Tom. Ayant juré d’échapper à la médiocrité auquel il semblait voué étant jeune, il s’était mis en tête de devenir écrivain. Avec un certain succès d’estime. Mais le milieu et la concurrence sont impitoyables : pour pouvoir espérer vivre de sa plume, il faut non seulement que celle-ci soit belle, encore faut-il qu’elle soit traversée ici et là d’éclairs de génie. Et malheureusement, Tom n’est pas un foudre de guerre en la matière. Au moins, il a le mérite de ne pas abandonner son rêve originel, même si devant la succession de succès mitigés et de semi-échecs, il y pense très souvent. Bien sûr, l’auteur est bien placé pour décrire la psychologie, les manies, le monde de l’écrivain. Par exemple à l’occasion de vacances passées en famille. Cette manière d’être dans sa bulle plutôt que de partager les moments de découvertes, d’émotions ou d’émerveillements avec les siens. C’est qu’il réfléchit à la manière de transmettre ces moments privilégiés dans son prochain ouvrage, d’où cette distance.
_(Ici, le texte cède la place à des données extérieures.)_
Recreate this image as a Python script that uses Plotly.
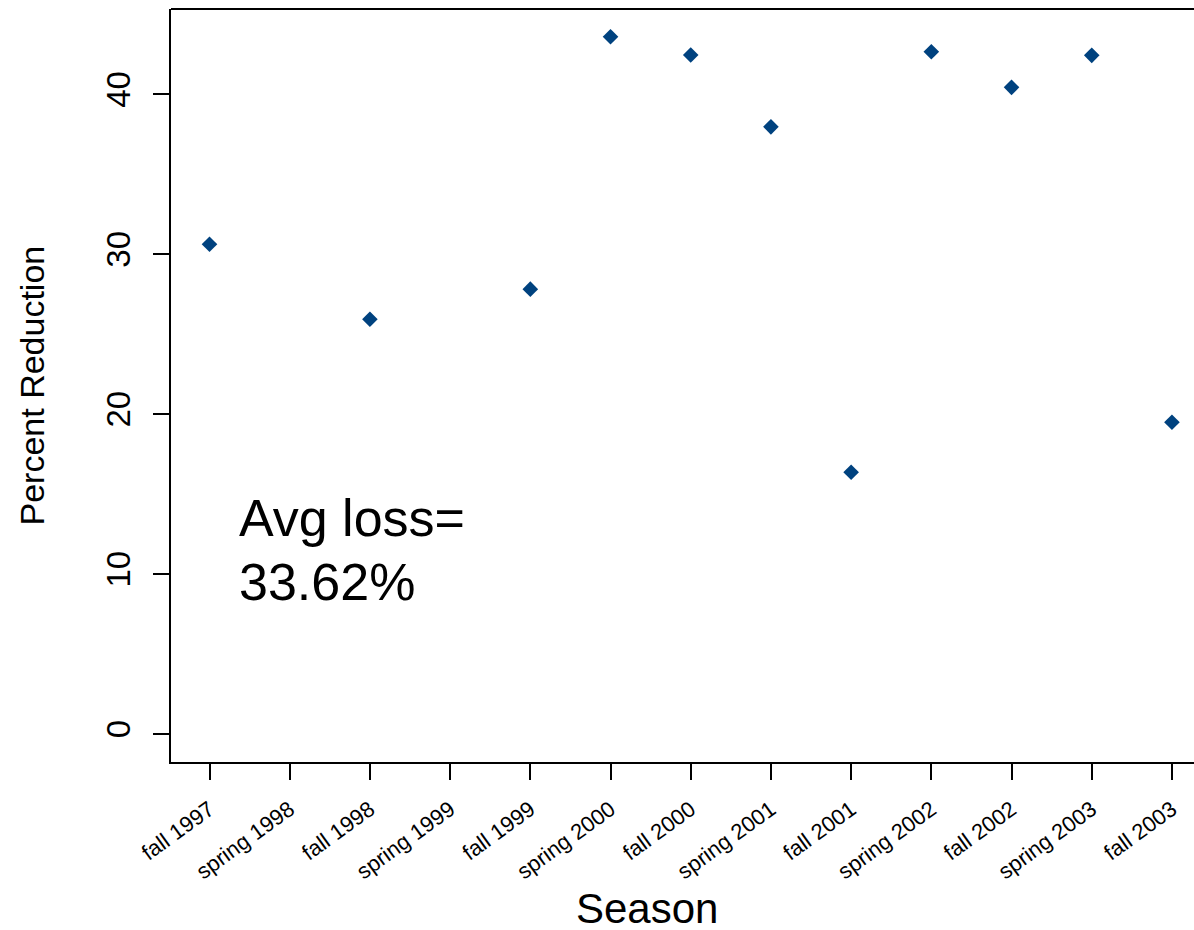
import plotly.graph_objects as go

# Seasons sampled, in order
seasons = ["fall 1997", "spring 1998", "fall 1998", "spring 1999", "fall 1999",
           "spring 2000", "fall 2000", "spring 2001", "fall 2001", "spring 2002",
           "fall 2002", "spring 2003", "fall 2003"]
# Percent reduction per season (no survey in spring 1998 / spring 1999)
reduction = [30.63, None, 25.94, None, 27.82,
             43.60, 42.46, 37.97, 16.37, 42.67,
             40.44, 42.44, 19.50]
y_ticks = [0, 10, 20, 30, 40]

vals = [v for v in reduction if v is not None]
avg_loss = sum(vals) / len(vals)

idx = list(range(len(seasons)))
FONT = "Liberation Sans, Arial, sans-serif"

fig = go.Figure()
fig.add_trace(go.Scatter(
    x=idx, y=reduction, mode="markers",
    marker=dict(symbol="diamond", size=12, color="#00427F", line=dict(width=0)),
    showlegend=False, hoverinfo="x+y",
))

fig.update_layout(
    width=1194, height=930,
    margin=dict(l=171, r=0, t=9, b=168, pad=0),
    paper_bgcolor="white", plot_bgcolor="white",
    font=dict(family=FONT, color="black"),
    xaxis=dict(
        range=[-0.48, 12.275], showgrid=False, zeroline=False,
        showline=True, linecolor="black", linewidth=2,
        ticks="outside", ticklen=16, tickwidth=2, tickcolor="black",
        tickvals=idx, ticktext=seasons, tickangle=-36,
        tickfont=dict(size=22, family=FONT, color="black"),
        ticklabelstandoff=8,
    ),
    yaxis=dict(
        range=[-1.75, 45.34], showgrid=False, zeroline=False,
        showline=True, linecolor="black", linewidth=2,
        ticks="outside", ticklen=16, tickwidth=2, tickcolor="black",
        tickvals=y_ticks, tickangle=-90,
        tickfont=dict(size=33, family=FONT, color="black"),
        ticklabelstandoff=10,
    ),
    shapes=[dict(type="line", xref="paper", yref="paper", x0=0, x1=1, y0=1, y1=1,
                 line=dict(color="black", width=2))],
    annotations=[
        dict(text="Percent Reduction", xref="paper", yref="paper",
             x=-0.1359, y=0.5, xanchor="center", yanchor="middle", textangle=-90,
             showarrow=False, font=dict(size=34, family=FONT, color="black")),
        dict(text="Season", xref="paper", yref="paper",
             x=0.4653, y=-0.1945, xanchor="center", yanchor="middle",
             showarrow=False, font=dict(size=42, family=FONT, color="black")),
        dict(text="Avg loss=", xref="x", yref="y", x=0.34, y=13.5,
             xanchor="left", yanchor="middle", showarrow=False,
             font=dict(size=52, family=FONT, color="black")),
        dict(text=f"{avg_loss:.2f}%", xref="x", yref="y", x=0.34, y=9.5,
             xanchor="left", yanchor="middle", showarrow=False,
             font=dict(size=52, family=FONT, color="black")),
    ],
)

fig.write_html("out.html")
Petite pensée donc pour les conjoint.e.s, enfants et proches d’écrivain.e.s et artistes confirmés ou non.

Alice et Tom. Il était évident que ces deux-là allaient finir par se rencontrer et que, à l’instar d’une règle mathématique bien établie, leurs moins respectifs allaient se multiplier pour donner des plus. C’était suggéré dès le titre, c’est le principe du genre.

Une réflexion sur la littérature en général pour terminer. Il y a plus de vingt ans, lors d’une conférence littéraire mettant à l’honneur les deux derniers lauréats du prix Rossel (le « « « Goncourt » » » belge), j’avais demandé à Thomas Gunzig et Xavier Deutsch s’ils pensaient que les livres pouvaient changer le monde. Non, d’après eux ils pouvaient juste donner du plaisir et du recul, sans plus. Avec justement ce recul de 20 ans, je pense moi que si nos dirigeants lisaient plus de romans (certains le font peut-être), ils auraient sans doute plus d’empathie pour des catégories de gens qu’ils n’ont généralement pas l’occasion de côtoyer. Ces lectures seraient particulièrement utiles pour modérer les rentre-dedans et va-t’en guerre de tous poils qui dirigent certaines parties du monde, tels des mégalomanes (ou autre « maga »-lomane).